* **To be done**:
From the first line of the data below, copy each line up to the one containing "from matplotlib.legend_handler import", and include that line too.

(Charts and diagrams as code)
>> Start

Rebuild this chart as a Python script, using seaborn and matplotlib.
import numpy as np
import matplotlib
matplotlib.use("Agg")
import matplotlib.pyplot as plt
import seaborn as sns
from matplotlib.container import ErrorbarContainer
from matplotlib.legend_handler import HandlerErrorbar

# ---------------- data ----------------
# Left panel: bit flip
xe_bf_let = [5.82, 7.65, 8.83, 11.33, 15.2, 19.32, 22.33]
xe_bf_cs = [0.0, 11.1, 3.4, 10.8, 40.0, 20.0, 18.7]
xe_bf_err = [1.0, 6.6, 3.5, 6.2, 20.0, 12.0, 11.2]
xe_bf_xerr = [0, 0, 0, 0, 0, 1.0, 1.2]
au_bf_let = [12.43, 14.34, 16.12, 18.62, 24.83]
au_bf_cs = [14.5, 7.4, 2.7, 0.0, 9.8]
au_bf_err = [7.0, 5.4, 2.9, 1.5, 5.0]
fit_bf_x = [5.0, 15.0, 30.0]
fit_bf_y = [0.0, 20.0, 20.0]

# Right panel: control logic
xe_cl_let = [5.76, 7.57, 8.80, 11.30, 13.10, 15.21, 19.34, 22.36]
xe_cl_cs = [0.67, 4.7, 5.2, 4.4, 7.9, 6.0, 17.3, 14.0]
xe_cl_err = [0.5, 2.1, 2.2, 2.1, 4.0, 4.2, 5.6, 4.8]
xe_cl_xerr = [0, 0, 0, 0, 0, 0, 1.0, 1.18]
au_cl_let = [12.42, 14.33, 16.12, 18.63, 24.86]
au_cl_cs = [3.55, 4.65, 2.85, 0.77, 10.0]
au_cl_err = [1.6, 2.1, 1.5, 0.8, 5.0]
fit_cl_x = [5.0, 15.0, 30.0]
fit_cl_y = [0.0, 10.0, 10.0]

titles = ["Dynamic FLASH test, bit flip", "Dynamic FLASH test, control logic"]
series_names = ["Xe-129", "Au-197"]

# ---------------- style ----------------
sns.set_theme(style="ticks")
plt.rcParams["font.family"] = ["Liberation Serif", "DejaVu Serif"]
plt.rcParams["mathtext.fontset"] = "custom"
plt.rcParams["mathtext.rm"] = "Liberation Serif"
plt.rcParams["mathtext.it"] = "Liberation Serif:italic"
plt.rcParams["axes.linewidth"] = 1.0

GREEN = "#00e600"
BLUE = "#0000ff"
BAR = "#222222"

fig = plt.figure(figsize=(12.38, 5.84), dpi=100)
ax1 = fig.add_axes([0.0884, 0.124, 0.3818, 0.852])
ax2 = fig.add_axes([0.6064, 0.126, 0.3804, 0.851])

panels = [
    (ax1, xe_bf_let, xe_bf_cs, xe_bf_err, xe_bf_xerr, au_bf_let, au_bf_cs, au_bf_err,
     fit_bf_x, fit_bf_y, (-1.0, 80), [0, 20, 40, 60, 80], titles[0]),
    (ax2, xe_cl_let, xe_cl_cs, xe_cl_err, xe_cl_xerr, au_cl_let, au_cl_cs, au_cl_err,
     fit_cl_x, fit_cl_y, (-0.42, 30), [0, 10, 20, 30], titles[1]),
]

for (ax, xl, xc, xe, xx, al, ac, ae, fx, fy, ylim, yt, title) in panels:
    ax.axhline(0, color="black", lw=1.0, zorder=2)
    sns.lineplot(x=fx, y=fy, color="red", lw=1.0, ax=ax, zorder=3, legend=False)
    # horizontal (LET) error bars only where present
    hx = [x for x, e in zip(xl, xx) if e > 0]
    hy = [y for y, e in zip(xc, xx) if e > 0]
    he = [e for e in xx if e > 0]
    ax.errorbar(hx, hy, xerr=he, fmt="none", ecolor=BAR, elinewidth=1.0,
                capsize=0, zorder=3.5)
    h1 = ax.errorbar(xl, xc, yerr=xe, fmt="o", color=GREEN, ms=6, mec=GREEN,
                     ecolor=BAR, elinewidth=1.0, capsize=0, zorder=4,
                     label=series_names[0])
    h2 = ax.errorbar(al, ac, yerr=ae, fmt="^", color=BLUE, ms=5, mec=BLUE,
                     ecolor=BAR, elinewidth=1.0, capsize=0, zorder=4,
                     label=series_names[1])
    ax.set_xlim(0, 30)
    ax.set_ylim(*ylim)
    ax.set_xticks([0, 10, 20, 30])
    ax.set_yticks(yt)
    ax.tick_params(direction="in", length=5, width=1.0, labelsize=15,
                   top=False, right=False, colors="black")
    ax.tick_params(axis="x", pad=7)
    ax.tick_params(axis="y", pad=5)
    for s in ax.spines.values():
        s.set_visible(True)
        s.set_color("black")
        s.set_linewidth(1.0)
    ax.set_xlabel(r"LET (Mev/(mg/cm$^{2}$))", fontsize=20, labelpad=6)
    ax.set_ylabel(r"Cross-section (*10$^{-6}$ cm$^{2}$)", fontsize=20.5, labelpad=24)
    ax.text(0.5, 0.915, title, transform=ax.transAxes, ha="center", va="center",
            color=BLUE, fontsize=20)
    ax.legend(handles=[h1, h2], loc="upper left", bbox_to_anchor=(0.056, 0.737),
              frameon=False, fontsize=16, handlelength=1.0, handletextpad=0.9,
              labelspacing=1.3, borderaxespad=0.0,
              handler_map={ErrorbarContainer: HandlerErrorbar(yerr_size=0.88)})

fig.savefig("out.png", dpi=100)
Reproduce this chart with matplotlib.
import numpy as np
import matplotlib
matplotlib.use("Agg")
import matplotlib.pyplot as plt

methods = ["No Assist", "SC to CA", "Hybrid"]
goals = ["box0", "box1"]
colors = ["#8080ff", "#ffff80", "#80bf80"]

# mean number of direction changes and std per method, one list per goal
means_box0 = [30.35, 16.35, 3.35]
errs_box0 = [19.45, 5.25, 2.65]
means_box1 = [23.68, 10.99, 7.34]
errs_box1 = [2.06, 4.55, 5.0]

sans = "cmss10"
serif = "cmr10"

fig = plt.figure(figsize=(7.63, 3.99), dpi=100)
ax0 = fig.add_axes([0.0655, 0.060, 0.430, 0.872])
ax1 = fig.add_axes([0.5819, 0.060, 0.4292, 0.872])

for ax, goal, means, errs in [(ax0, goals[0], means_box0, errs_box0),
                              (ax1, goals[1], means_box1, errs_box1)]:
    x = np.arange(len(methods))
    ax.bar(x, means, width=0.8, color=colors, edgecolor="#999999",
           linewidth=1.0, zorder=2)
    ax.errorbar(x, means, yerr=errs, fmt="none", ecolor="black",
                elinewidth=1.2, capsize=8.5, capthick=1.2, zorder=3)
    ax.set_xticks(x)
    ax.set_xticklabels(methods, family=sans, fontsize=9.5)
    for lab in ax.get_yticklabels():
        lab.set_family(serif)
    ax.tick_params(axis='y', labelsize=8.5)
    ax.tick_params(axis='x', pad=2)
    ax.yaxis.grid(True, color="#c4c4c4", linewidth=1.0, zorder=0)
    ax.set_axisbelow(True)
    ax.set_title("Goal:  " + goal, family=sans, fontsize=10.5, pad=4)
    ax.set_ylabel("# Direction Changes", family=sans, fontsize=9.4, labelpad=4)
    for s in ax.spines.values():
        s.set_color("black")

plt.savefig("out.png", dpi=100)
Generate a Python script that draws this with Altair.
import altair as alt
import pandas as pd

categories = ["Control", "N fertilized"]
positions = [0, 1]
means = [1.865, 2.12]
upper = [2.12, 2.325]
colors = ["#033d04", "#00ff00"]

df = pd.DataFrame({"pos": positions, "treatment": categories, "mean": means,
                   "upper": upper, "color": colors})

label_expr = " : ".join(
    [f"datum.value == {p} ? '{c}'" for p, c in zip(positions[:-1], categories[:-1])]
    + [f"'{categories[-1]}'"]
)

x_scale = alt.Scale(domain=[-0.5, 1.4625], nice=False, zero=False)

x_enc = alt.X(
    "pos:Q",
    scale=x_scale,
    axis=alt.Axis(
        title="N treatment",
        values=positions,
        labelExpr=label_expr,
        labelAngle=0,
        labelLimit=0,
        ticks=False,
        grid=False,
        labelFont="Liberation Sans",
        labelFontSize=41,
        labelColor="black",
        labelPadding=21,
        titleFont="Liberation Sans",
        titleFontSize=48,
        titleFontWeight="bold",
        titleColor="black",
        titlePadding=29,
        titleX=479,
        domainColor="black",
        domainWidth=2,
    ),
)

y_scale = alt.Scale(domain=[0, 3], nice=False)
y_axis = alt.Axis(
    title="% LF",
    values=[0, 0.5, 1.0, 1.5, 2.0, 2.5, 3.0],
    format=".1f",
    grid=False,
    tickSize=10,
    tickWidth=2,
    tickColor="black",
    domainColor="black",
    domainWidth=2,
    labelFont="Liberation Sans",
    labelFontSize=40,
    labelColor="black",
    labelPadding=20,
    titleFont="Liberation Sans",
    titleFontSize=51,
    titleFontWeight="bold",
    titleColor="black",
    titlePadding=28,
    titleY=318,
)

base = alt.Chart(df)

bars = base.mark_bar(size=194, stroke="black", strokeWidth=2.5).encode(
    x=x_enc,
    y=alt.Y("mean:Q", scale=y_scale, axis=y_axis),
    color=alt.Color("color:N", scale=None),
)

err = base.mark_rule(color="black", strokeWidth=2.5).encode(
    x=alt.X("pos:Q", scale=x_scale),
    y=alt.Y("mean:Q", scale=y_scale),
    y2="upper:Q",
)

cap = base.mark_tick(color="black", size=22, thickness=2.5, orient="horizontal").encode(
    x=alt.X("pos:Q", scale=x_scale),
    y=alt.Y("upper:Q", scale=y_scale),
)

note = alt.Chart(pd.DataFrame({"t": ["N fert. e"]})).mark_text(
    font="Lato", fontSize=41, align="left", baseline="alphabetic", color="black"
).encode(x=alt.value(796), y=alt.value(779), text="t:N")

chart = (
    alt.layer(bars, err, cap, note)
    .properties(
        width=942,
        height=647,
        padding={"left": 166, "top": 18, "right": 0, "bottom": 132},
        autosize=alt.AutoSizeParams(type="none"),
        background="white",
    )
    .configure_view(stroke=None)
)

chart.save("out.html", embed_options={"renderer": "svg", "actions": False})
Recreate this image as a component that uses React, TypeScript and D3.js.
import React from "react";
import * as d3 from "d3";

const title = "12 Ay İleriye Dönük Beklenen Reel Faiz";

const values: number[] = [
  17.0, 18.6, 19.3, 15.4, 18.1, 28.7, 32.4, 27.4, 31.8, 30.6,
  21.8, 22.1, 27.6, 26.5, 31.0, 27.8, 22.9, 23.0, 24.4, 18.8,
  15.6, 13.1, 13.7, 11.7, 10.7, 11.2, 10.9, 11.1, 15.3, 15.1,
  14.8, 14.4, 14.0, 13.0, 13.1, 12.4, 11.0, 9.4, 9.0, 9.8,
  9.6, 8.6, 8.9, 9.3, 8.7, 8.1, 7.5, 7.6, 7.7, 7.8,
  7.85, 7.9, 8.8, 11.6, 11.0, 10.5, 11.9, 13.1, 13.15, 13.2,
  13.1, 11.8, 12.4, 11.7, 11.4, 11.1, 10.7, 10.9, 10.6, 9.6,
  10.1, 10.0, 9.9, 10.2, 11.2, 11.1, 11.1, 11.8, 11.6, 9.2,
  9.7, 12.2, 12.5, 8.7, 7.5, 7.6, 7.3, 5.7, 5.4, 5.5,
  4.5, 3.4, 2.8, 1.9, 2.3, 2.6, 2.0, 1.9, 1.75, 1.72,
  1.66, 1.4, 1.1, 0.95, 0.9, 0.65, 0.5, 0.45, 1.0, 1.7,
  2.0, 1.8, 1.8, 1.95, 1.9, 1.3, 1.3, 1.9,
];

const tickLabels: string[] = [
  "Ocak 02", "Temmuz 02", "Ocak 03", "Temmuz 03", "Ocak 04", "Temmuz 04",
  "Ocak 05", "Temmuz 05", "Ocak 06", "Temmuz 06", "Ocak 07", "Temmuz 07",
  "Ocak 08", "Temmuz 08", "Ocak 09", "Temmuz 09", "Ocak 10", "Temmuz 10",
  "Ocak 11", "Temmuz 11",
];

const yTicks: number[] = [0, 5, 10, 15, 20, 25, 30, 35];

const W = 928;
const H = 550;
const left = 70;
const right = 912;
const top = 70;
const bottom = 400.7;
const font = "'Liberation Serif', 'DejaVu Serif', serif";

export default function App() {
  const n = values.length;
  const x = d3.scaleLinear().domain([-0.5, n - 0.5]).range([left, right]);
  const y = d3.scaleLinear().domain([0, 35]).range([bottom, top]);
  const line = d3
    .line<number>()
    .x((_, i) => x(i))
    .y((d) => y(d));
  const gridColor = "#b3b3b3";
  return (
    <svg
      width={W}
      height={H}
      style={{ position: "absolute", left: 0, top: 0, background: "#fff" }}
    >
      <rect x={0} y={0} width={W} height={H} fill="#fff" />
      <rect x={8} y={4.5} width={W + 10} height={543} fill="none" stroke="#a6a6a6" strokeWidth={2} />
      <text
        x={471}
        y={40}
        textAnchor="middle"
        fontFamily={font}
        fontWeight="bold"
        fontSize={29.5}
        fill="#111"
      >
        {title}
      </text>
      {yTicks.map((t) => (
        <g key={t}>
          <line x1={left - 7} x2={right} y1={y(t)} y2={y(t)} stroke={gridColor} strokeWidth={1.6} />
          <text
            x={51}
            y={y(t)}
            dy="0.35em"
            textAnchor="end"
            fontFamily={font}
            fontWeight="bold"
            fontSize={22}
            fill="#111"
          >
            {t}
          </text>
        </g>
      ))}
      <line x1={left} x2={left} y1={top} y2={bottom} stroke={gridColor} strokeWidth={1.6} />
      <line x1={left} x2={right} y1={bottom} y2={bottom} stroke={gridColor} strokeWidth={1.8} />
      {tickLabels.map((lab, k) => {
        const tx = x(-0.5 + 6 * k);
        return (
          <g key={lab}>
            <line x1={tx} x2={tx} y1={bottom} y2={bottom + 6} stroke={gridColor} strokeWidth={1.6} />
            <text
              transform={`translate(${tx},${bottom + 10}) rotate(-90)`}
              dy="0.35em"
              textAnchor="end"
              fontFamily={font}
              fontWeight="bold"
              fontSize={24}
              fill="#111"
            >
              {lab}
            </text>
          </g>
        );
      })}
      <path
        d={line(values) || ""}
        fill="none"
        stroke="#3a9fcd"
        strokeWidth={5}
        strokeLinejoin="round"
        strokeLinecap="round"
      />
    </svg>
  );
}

>> End

* **Answer for the task**:
Rebuild this chart as a Python script, using seaborn and matplotlib.
import numpy as np
import matplotlib
matplotlib.use("Agg")
import matplotlib.pyplot as plt
import seaborn as sns
from matplotlib.container import ErrorbarContainer
from matplotlib.legend_handler import HandlerErrorbar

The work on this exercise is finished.